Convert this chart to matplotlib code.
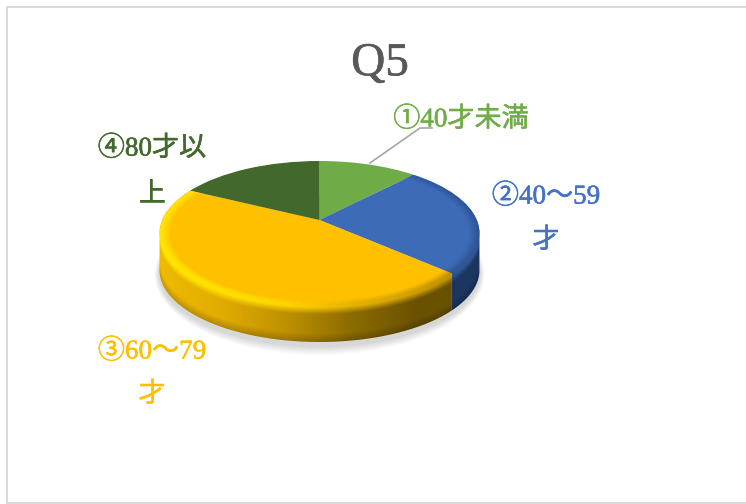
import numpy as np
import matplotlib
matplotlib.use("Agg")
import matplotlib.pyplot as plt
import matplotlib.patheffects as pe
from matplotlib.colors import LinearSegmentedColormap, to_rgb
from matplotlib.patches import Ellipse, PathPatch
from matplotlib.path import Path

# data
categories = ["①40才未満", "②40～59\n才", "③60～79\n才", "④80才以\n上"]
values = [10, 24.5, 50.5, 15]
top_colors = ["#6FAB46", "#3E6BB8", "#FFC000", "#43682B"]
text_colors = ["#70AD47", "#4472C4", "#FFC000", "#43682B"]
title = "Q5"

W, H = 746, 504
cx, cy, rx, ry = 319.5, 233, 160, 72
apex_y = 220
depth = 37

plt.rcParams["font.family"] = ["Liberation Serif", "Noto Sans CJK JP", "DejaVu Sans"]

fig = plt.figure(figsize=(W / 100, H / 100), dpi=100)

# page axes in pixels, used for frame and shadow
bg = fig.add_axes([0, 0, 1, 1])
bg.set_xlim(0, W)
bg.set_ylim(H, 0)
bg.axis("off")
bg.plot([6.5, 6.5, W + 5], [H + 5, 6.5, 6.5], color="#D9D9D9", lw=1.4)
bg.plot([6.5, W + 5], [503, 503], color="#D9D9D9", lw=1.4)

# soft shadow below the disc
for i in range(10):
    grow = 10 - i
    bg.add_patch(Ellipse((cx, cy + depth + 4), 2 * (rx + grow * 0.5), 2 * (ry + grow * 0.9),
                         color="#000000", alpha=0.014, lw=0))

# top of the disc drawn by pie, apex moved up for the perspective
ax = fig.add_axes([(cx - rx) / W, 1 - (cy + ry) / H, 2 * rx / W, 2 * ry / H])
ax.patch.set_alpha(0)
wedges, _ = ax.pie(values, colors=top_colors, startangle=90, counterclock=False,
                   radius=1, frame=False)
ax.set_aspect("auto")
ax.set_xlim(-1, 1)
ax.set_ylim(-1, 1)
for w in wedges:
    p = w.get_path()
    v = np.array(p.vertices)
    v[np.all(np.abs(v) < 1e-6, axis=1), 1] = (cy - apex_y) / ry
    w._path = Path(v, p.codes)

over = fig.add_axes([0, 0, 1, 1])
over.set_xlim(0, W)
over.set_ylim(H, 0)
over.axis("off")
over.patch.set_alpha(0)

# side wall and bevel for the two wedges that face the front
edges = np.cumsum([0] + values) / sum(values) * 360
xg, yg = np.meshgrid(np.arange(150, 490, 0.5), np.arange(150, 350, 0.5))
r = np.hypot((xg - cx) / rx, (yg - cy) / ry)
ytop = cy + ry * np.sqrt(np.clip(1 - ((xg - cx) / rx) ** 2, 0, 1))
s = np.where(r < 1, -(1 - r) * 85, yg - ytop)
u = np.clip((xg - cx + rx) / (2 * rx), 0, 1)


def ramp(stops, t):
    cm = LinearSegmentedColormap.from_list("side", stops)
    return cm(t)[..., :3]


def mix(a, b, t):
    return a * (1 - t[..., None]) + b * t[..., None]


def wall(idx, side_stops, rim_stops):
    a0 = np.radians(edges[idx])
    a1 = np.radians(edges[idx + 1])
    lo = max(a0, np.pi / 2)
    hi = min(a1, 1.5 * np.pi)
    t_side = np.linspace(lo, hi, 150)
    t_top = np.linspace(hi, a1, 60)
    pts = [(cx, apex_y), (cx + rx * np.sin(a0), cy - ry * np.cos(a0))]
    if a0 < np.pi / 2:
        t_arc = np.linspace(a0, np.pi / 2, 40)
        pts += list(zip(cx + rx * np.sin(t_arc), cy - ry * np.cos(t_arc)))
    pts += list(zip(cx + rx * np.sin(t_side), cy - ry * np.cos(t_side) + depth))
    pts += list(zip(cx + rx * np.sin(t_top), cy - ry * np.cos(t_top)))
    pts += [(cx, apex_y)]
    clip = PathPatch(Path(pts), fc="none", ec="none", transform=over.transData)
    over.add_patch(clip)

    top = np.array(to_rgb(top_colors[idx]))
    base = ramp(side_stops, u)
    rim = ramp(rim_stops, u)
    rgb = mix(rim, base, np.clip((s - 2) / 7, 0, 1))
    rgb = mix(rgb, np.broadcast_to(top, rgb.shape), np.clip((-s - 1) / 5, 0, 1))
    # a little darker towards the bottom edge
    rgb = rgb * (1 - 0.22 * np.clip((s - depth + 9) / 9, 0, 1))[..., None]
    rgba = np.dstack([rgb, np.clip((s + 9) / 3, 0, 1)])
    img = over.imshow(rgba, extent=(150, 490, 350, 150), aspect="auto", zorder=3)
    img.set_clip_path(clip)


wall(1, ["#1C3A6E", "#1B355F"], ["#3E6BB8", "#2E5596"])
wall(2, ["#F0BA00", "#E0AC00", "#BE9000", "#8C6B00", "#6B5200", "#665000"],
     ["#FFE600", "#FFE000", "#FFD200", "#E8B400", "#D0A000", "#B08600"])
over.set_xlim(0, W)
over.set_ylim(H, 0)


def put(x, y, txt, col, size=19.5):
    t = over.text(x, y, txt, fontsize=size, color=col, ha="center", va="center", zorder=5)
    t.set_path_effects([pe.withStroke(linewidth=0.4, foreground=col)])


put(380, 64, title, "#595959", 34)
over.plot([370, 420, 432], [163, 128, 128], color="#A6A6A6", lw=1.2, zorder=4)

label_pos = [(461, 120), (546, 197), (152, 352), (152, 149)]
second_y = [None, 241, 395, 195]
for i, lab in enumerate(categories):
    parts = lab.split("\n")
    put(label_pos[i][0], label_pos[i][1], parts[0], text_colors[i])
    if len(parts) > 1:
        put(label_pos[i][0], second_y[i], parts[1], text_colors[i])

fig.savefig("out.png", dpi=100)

=-=-=-=-=

_Instructions for the task_.
Go from the first line of the data above to the line containing "over.patch.set_alpha(0)" and retype exactly those lines, both included, but none of the pictures.

_Exercise output_.
Convert this chart to matplotlib code.
import numpy as np
import matplotlib
matplotlib.use("Agg")
import matplotlib.pyplot as plt
import matplotlib.patheffects as pe
from matplotlib.colors import LinearSegmentedColormap, to_rgb
from matplotlib.patches import Ellipse, PathPatch
from matplotlib.path import Path

# data
categories = ["①40才未満", "②40～59\n才", "③60～79\n才", "④80才以\n上"]
values = [10, 24.5, 50.5, 15]
top_colors = ["#6FAB46", "#3E6BB8", "#FFC000", "#43682B"]
text_colors = ["#70AD47", "#4472C4", "#FFC000", "#43682B"]
title = "Q5"

W, H = 746, 504
cx, cy, rx, ry = 319.5, 233, 160, 72
apex_y = 220
depth = 37

plt.rcParams["font.family"] = ["Liberation Serif", "Noto Sans CJK JP", "DejaVu Sans"]

fig = plt.figure(figsize=(W / 100, H / 100), dpi=100)

# page axes in pixels, used for frame and shadow
bg = fig.add_axes([0, 0, 1, 1])
bg.set_xlim(0, W)
bg.set_ylim(H, 0)
bg.axis("off")
bg.plot([6.5, 6.5, W + 5], [H + 5, 6.5, 6.5], color="#D9D9D9", lw=1.4)
bg.plot([6.5, W + 5], [503, 503], color="#D9D9D9", lw=1.4)

# soft shadow below the disc
for i in range(10):
    grow = 10 - i
    bg.add_patch(Ellipse((cx, cy + depth + 4), 2 * (rx + grow * 0.5), 2 * (ry + grow * 0.9),
                         color="#000000", alpha=0.014, lw=0))

# top of the disc drawn by pie, apex moved up for the perspective
ax = fig.add_axes([(cx - rx) / W, 1 - (cy + ry) / H, 2 * rx / W, 2 * ry / H])
ax.patch.set_alpha(0)
wedges, _ = ax.pie(values, colors=top_colors, startangle=90, counterclock=False,
                   radius=1, frame=False)
ax.set_aspect("auto")
ax.set_xlim(-1, 1)
ax.set_ylim(-1, 1)
for w in wedges:
    p = w.get_path()
    v = np.array(p.vertices)
    v[np.all(np.abs(v) < 1e-6, axis=1), 1] = (cy - apex_y) / ry
    w._path = Path(v, p.codes)

over = fig.add_axes([0, 0, 1, 1])
over.set_xlim(0, W)
over.set_ylim(H, 0)
over.axis("off")
over.patch.set_alpha(0)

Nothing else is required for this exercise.